Question

Expand the following expression in ascending powers of x as far as ${x^3}$ for$\dfrac{{1 + 2x}}{{1 - x - {x^2}}}$.

Answer 1

Hint: In this question remember to compare given expression with a general representation of polynomial expression which is given as ${a_0} + {a_1}x + {a_2}{x^2} + {a_3}{x^3} + ...$, use this information to approach the solution of the question.

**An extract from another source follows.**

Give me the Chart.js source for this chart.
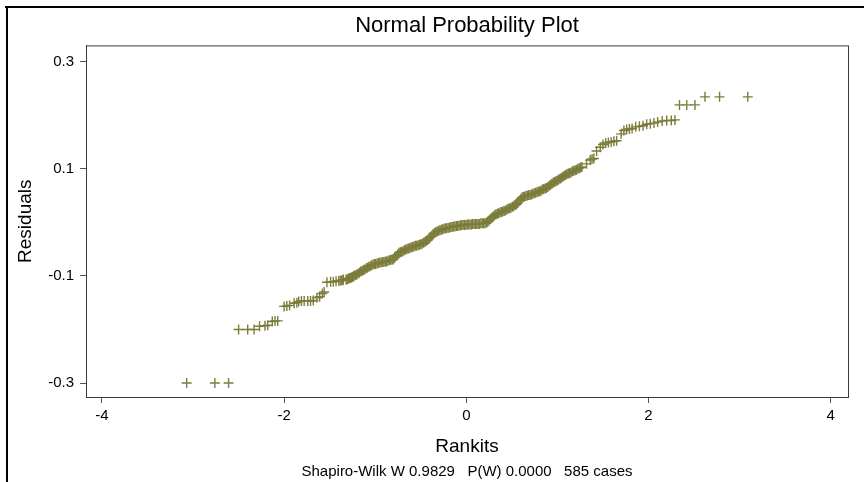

Complete step-by-step answer:
We need to expand $\dfrac{{1 + 2x}}{{1 - x - {x^2}}}$ in ascending powers of x as far as ${x^3}$ only.
Now let $\dfrac{{1 + 2x}}{{1 - x - {x^2}}} = {a_0} + {a_1}x + {a_2}{x^2} + {a_3}{x^3} + ...$
So, taking denominator to the LHS part we can say that
$1 + 2x = (1 - x - {x^2})({a_0} + {a_1}x + {a_2}{x^2} + {a_3}{x^3} + ...)$
So, we get
$1 + 2x = ({a_0} + {a_1}x + {a_2}{x^2} + {a_3}{x^3} + ...) - (x{a_0} + {x^2}{a_1} + {x^3}{a_2} + ...) - ({x^2}{a_0} + {x^3}{a_1} + {x^4}{a_2} + ...$
Now we will be comparing the coefficients of x with x and ${x^2}$ with ${x^2}$ and so on, for both the LHS and the RHS part but only up to${x^3}$.
On comparing the coefficients, we get
${a_0} = 1,{a_1} - {a_0} = 2{\text{ }}$
So, putting values we get
${{\text{a}}_1} = 3$
Now the coefficients of higher power of x are found in succession form and following the relation ${a_n} - {a_{n - 1}} - {a_{n - 2}} = 0$
Hence put n = 2
${a_2} - {a_{2 - 1}} - {a_{2 - 2}} = 0$
$ \Rightarrow $${a_2} - {a_1} - {a_0} = 0$
Putting the values, we get ${a_2} - 4 = 0 \Rightarrow {a_2} = 4$
Now putting n = 3
${a_3} - {a_{3 - 1}} - {a_{3 - 2}} = 0$
$ \Rightarrow $${a_3} - {a_2} - {a_1} = 0$
Putting the values, we get ${a_3} - 7 = 0 \Rightarrow {a_3} = 7$
Thus, let’s substitute the value back to obtain the desired expansion we get
$\dfrac{{1 + 2x}}{{1 - x - {x^2}}} = 1 + 3x + 4{x^2} + 7{x^3} + ...$

Note: The key approach to solve such type of problem statements is always to equate the given expression with a general polynomial equation. Then using the information provided in the question simply evaluate to obtain the desired coefficients, putting these values back will eventually give the expanded expression.